Prof Rutledge Plastic fibre tougher than Kevlar

A new polyethylene nano fibre that is thinner, tougher, lighter and cheaper than Kevlar and Dyneema could be the next big thing in motorcycle clothing, especially riding jeans.

Researchers at the Massachusetts Institute of Technology have developed a process that can easily produce ultrafine polymer fibres that are exceptional strong, very thin and inexpensive to make.

Such material would be ideal for protective riding gear.

It would be particularly useful for riding jeans which can be heavy, hot, thick and prickly.

Some manufacturers are now introducing thinner and lighter single-layer protective riding jeans, but they are still very expensive.

Head researcher chemical engineering Gregory Rutledge says he is aware of the fiber’s potential use in motorcycle clothing and has “heard reports from a company called Draggin Jeans” a leading Australian motorcycle protective clothing brand.

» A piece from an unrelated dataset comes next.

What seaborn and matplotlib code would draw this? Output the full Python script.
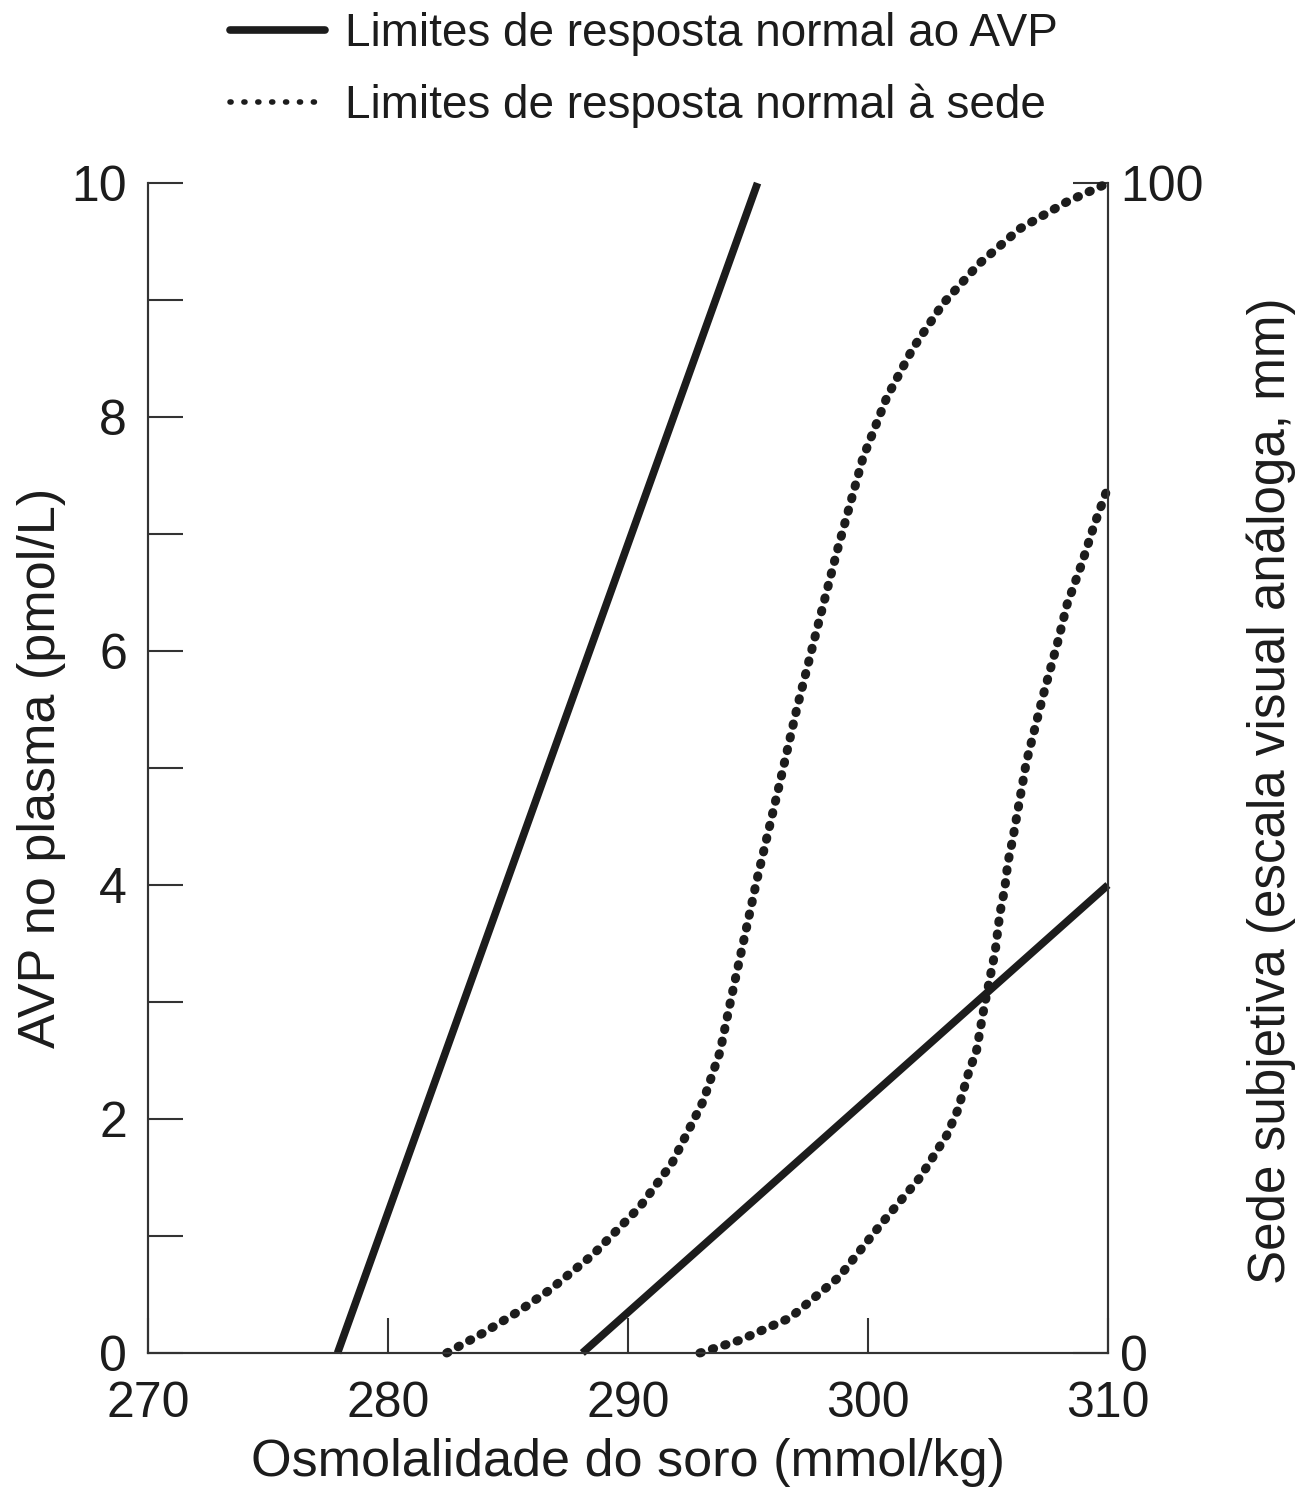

“I believe there could be some opportunity for our materials in that application space,” he says.

Prof Rutledge Plastic fibre tougher than Kevlar
Prof Rutledge

However, the Prof emphasizes that these fibres are the first of their kind and are currently produced only in their lab in “very small quantities”.

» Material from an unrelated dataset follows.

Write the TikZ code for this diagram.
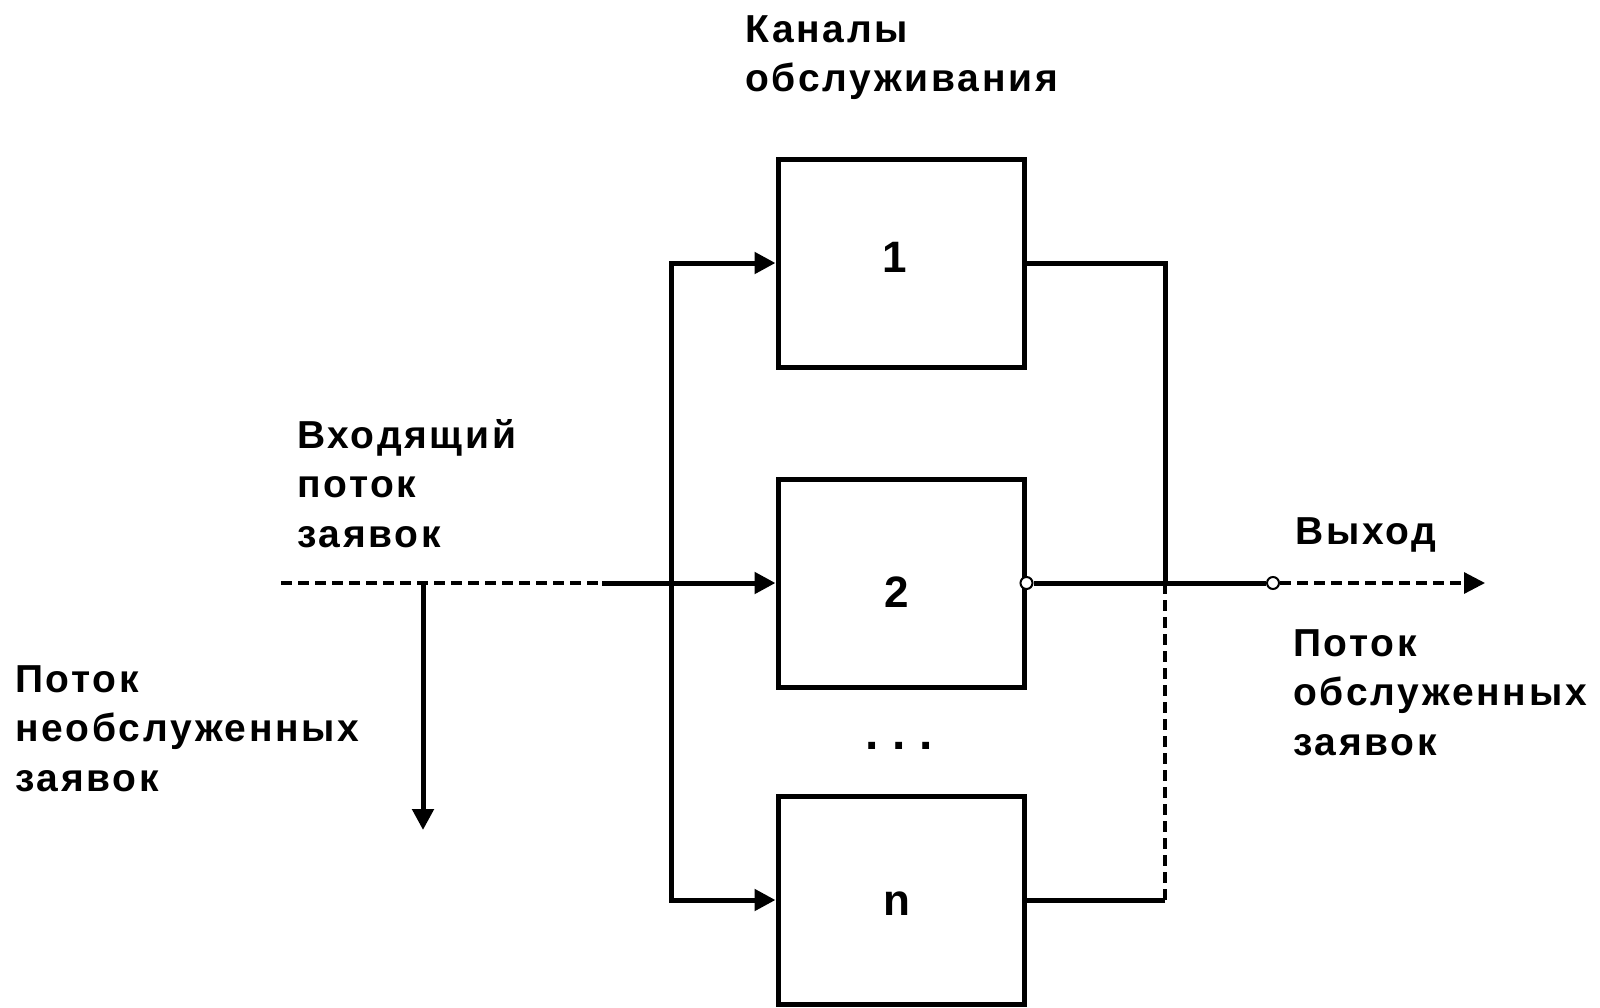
\documentclass[tikz,border=0pt]{standalone}
\usepackage{fontspec}
\setmainfont{Liberation Sans}
\usetikzlibrary{arrows.meta}
\begin{document}
\begin{tikzpicture}[x=1pt,y=-1pt,
  chan/.style={draw, line width=5pt, minimum width=246pt, minimum height=208pt, inner sep=0pt,
    font=\fontsize{44}{50}\selectfont\bfseries},
  wire/.style={line width=5pt},
  dwire/.style={line width=3.2pt, dash pattern=on 11pt off 6pt},
  tip/.style={-{Triangle[length=21pt,width=21pt]}},
  lbl/.style={anchor=north west, inner sep=0pt, align=left,
    font=\fontsize{39}{49.5}\selectfont\bfseries\addfontfeatures{LetterSpace=7}},
  joint/.style={circle, draw, line width=2pt, fill=white, minimum size=12pt, inner sep=0pt}]
\useasboundingbox (0,0) rectangle (1600,1007);

\node[chan] (b1) at (901,263) {\kern-12pt\smash{\raisebox{-9.5pt}{1}}};
\node[chan] (b2) at (901,583) {\kern-8pt\smash{\raisebox{-24.5pt}{2}}};
\node[chan] (bn) at (901,900) {\kern-8pt\smash{\raisebox{-15.5pt}{n}}};
\node[anchor=base, inner sep=0pt, font=\fontsize{48}{50}\selectfont\bfseries] (dots) at (899,749) {.\hspace{14pt}.\hspace{14pt}.};

\coordinate (in) at (281,583);
\coordinate (split) at (602,583);
\coordinate (drop) at (423,583);
\coordinate (dropend) at (423,830);
\coordinate (bl1) at (671,263);
\coordinate (bln) at (671,900);
\coordinate (br1) at (1165,263);
\coordinate (brm) at (1165,583);
\coordinate (brn) at (1165,900);
\coordinate (outend) at (1485,583);

% input flow
\draw[dwire] (in) -- (split);
\draw[wire, tip] (split) -- (b2.west);
\draw[wire, tip] (drop) -- (dropend);

% left bus
\draw[wire, line join=miter, {Triangle[length=21pt,width=21pt]}-{Triangle[length=21pt,width=21pt]}]
  (b1.west) -- (bl1) -- (bln) -- (bn.west);

% right bus
\draw[wire, line join=miter] (b1.east) -- (br1) -- (brm);
\draw[dwire] (brm) -- (brn);
\draw[wire] (brn) -- (bn.east);

% output
\node[joint] (c1) at (b2.east) {};
\node[joint] (c2) at (1273,583) {};
\draw[wire] (c1) -- (c2);
\draw[dwire, -{Triangle[length=21pt,width=21pt]}] (c2) -- (outend);

% labels
\node[lbl] (lchan) at (745,15) {Каналы\\обслуживания};
\node[lbl] (lin) at (297,419) {Входящий\\поток\\заявок};
\node[lbl] (lrej) at (15,665) {Поток\\необслуженных\\заявок};
\node[lbl] (lout) at (1295,517) {Выход};
\node[lbl] (lserv) at (1293,629) {Поток\\обслуженных\\заявок};
\end{tikzpicture}
\end{document}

“We have many challenges to solve before they can be scaled up for commercial production,” he says.

“I am reluctant to hazard a guess when these materials might become commercially available, but we are working on it.”

Fibre process details

Prof Rutledge Plastic fibre tougher than Kevlar
A diagram of the device used to produce the fibres shows a heated syringe (left) through which the solution is extruded, and a chamber (right) where the strands are subjected to an electric field that spins them into the highest performing polyethylene fibres yet made.

The new nano fibre is produced by a process MIT calls “gel electrospinning”.

Details of the process are included in a paper by MIT professor of chemical engineering Gregory Rutledge and postdoc Jay Park in the February edition of the Journal of Materials Science.

Prof Rutledge says that when you achieve strength in a material it usually becomes more brittle, doesn’t absorb energy and tends to break.

But not with this new MIT nano fibre process.

“It’s a big deal when you get a material that has very high strength and high toughness,” the Prof says.

Researchers claim the ultrafine fibres of polyethylene match or exceed some of the strongest fibres, such as Kevlar and Dyneema which are used in a lot of motorcycle clothing.

But this material weighs less, which is a boon for rider comfort.

Polyethylene is a thermoplastic polymer which is one of the most widely used plastics in the world.